The anti-Mormon press teemed with intemperate articles, outrageously false accusations and frantic appeals to the very worst passions of human nature. The citizens of Nauvoo were represented as a horde of lawless ruffians and brigands; anti-American and anti-republican; steeped in crime and iniquity; opposed to freedom of speech and to progress; among whom neither persons nor property were secure. They were accused also of having designs upon the citizens of Illinois and of the United States; and for these things the people were called upon to rise en masse and utterly exterminate them.

While these falsehoods were being extensively circulated through Illinois and the surrounding states, it was the most difficult thing, almost impossible to get a true statement of the case before the country. True accounts of the proceedings of the city council in the Expositor affair were published in the Times and Seasons and also in the Neighbor; but it was impossible to circulate them in Hancock and surrounding counties, as they were destroyed at the post offices. To get them abroad Elder Taylor had to send them a distance of thirty or forty miles from Nauvoo before posting them. In some instances they had to be taken to St. Louis, a distance of two hundred miles, to ensure their reaching their destination.

The systematic circulation of falsehood on the one hand, and the suppression of the truth on the other, resulted in a tremendous storm of indignation against the Saints—especially against the leading Elders—that threatened to overwhelm them.
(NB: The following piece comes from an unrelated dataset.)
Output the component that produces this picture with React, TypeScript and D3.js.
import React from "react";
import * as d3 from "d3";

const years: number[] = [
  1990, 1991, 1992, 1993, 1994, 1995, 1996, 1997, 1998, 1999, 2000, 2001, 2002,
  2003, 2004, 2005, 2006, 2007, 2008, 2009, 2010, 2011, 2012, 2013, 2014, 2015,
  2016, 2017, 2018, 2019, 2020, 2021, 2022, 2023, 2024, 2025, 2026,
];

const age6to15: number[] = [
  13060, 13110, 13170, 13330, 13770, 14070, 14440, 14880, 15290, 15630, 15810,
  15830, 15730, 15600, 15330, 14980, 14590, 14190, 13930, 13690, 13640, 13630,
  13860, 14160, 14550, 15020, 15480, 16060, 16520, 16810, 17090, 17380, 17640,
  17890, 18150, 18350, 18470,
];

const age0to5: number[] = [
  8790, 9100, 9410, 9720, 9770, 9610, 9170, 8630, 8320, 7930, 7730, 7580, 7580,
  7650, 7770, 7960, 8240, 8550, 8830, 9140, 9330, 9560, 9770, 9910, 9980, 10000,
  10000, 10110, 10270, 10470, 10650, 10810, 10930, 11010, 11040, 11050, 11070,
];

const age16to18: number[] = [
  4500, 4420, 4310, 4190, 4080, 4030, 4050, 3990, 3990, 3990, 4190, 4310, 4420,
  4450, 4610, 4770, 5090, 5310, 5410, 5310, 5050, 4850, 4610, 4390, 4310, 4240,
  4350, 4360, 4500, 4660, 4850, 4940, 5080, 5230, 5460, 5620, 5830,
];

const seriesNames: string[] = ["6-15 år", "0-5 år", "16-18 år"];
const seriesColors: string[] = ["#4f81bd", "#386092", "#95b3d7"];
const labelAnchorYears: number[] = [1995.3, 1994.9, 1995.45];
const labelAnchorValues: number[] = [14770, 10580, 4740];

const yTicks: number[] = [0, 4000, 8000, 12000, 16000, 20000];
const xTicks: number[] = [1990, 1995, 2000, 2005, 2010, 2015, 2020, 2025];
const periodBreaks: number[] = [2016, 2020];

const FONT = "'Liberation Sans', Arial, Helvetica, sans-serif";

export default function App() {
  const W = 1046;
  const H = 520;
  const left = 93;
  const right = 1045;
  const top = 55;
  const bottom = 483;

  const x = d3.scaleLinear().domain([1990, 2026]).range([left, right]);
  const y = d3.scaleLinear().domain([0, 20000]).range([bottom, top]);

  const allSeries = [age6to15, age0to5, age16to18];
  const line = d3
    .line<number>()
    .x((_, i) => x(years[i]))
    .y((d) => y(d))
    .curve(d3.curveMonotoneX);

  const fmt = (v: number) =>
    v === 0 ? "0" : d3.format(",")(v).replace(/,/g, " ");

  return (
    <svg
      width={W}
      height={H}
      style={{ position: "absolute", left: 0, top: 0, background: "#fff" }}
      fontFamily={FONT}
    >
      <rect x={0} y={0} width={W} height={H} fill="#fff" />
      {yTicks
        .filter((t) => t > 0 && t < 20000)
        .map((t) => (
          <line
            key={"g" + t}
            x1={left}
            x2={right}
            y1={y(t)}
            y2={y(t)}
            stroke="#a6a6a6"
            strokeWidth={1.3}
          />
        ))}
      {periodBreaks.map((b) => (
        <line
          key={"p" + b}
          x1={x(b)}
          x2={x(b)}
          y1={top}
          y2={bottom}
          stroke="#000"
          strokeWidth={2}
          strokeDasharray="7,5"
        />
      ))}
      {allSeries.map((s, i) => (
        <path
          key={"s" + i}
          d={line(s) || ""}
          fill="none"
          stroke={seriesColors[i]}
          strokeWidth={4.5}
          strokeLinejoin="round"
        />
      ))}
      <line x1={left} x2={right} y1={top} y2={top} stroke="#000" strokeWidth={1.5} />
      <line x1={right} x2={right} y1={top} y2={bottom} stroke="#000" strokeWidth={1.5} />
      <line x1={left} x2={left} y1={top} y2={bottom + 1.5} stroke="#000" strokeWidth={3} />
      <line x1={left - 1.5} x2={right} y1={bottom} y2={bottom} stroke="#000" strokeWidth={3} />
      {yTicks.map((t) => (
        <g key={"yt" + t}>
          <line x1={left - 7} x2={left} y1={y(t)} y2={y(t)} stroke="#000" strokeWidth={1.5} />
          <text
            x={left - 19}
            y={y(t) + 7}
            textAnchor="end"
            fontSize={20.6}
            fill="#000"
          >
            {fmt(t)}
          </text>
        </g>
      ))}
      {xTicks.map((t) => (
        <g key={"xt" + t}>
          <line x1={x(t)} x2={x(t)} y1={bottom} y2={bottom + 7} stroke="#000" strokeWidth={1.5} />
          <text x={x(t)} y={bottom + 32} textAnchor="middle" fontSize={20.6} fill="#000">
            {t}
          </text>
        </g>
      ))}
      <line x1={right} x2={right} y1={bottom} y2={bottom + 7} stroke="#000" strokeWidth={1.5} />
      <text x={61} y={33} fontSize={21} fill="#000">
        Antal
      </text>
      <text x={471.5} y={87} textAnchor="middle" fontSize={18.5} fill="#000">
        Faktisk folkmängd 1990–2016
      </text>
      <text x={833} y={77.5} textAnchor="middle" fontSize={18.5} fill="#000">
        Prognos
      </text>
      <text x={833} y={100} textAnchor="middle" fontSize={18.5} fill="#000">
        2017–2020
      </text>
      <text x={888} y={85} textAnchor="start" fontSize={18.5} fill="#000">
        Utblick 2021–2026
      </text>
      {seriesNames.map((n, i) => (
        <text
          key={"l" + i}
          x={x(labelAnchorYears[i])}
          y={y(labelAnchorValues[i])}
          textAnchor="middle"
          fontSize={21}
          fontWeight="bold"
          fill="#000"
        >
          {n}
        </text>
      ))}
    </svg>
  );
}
In the midst of this excitement, complaint was made by Francis M. Higbee, and a warrant issued against the members of the city council for riot in destroying the Expositor press and fixtures. The warrant was issued by Mr. Morrison, a justice of the peace in Carthage, and required the constable, Mr. Bettisworth, to bring the parties named in it before him, "or some other justice of the peace," to be dealt with according to law. When the writ was served on the members of the council they expressed a perfect willingness to submit to an investigation of their proceedings; but as the law of the state made it the privilege of the accused to "appear before the issuer of the writ or any other justice of the peace," they desired to avail themselves of this privilege, and go before some other magistrate than Justice Morrison, alleging as their reason for this that it was unsafe for them to go to Carthage. The constable refused to grant their request, whereupon they sued for a writ of habeas corpus before the municipal court of Nauvoo, and on a hearing of the case they were dismissed.[2]

This was declared to be resistance to the law, and made use of to further influence the public mind against the Mormons. Mobs were therefore assembled and the work of violence inaugurated by kidnapping, whipping and otherwise abusing the Saints living in out-lying districts of Nauvoo. For protection the people thus abused fled to Nauvoo, and this was heralded abroad as the massing of the Mormon forces.
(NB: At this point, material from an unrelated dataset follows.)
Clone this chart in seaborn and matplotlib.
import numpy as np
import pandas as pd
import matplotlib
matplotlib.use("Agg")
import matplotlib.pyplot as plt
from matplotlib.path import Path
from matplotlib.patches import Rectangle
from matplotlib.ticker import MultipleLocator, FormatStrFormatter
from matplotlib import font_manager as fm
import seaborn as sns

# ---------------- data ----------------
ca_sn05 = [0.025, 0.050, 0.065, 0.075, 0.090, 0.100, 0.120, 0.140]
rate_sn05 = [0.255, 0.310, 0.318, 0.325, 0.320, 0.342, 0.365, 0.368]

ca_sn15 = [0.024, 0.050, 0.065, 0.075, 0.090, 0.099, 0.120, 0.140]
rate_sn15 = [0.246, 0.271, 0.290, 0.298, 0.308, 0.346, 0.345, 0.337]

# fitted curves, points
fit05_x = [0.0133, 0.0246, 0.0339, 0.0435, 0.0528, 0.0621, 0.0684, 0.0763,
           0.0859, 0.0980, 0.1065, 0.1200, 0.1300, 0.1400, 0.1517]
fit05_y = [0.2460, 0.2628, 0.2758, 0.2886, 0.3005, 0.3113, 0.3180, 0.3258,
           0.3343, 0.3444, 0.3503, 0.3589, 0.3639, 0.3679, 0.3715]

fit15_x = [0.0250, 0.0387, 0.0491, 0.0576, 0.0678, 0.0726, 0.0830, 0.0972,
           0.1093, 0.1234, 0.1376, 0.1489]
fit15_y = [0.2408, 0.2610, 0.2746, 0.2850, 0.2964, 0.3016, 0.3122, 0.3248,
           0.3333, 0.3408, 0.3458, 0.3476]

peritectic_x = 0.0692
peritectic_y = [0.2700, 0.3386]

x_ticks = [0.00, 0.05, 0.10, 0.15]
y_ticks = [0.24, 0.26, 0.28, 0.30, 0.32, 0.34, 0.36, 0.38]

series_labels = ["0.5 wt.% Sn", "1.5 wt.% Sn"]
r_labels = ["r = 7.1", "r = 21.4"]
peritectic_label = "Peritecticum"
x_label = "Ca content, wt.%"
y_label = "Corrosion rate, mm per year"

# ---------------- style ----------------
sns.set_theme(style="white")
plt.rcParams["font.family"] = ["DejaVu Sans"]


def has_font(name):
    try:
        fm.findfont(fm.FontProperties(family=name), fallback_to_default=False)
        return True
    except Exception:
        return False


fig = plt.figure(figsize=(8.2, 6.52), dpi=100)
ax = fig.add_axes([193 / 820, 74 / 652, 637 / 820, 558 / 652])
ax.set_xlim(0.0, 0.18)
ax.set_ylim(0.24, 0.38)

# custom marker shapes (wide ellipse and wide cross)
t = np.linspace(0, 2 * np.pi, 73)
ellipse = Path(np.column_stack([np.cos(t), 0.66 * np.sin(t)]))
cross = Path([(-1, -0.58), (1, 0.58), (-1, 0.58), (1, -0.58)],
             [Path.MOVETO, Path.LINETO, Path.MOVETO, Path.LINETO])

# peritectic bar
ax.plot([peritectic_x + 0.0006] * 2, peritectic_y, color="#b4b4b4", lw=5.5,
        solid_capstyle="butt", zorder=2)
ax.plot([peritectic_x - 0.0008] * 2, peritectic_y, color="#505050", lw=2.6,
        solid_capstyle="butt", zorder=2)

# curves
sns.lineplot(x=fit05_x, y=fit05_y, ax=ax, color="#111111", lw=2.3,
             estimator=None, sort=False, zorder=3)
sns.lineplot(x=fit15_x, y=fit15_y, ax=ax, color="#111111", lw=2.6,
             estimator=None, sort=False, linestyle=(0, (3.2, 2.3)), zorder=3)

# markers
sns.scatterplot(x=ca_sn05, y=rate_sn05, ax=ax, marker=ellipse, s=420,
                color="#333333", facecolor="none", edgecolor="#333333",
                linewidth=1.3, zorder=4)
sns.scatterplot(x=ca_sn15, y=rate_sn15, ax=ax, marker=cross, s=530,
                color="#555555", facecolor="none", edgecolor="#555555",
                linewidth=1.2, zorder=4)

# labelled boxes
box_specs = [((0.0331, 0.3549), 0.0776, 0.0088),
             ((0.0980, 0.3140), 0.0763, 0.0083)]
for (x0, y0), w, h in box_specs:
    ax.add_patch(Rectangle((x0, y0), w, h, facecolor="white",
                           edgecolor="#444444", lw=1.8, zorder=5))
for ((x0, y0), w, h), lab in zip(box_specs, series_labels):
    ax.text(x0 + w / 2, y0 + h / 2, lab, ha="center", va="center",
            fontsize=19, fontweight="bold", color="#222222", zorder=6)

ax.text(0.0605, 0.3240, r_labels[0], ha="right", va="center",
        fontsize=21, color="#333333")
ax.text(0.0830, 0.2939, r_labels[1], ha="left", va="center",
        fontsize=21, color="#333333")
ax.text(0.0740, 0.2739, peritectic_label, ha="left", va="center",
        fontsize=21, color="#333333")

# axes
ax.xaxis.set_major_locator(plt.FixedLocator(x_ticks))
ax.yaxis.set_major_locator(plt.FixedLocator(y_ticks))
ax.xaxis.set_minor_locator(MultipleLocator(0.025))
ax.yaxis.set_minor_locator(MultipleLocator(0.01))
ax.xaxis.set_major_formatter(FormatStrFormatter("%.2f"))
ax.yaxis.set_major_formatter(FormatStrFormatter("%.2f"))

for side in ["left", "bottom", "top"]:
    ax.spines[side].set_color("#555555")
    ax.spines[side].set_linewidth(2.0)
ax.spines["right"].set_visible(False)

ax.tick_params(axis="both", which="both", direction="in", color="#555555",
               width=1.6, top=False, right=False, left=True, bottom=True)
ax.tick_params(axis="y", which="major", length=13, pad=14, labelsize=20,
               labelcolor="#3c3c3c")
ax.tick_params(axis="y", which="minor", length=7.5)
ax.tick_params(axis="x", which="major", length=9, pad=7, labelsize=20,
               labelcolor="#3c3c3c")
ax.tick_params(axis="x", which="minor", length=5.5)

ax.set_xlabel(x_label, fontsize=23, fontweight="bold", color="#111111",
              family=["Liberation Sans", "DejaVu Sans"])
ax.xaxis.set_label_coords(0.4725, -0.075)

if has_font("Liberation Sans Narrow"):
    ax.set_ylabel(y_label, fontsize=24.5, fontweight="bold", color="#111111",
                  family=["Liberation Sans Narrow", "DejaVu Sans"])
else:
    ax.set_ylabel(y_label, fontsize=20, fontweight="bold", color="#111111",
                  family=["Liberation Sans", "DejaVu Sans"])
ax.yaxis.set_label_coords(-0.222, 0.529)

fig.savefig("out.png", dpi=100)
Governor Ford was kept informed of all that was transpiring in Nauvoo by the city authorities, and in answer to the question, "What course shall we pursue in the event of an armed mob coming against the city," he replied that Joseph Smith was Lieutenant-General of the Nauvoo Legion; it was his duty to protect the city and surrounding country, and issued orders to him to that effect. Thus qualified to act, by the Governor of the state, the Legion was called together and measures were taken for the defense of the city: as the mob forces grew bolder every day, Nauvoo was at last placed under martial law.

Footnotes

1. Ford's History of Illinois, p. 246.2. Subsequently, at the instance of Judge Thomas, the circuit judge of the judicial district in which Nauvoo was located, the city council submitted to a new trial, on the same charge, before Squire Wells and were again acquitted.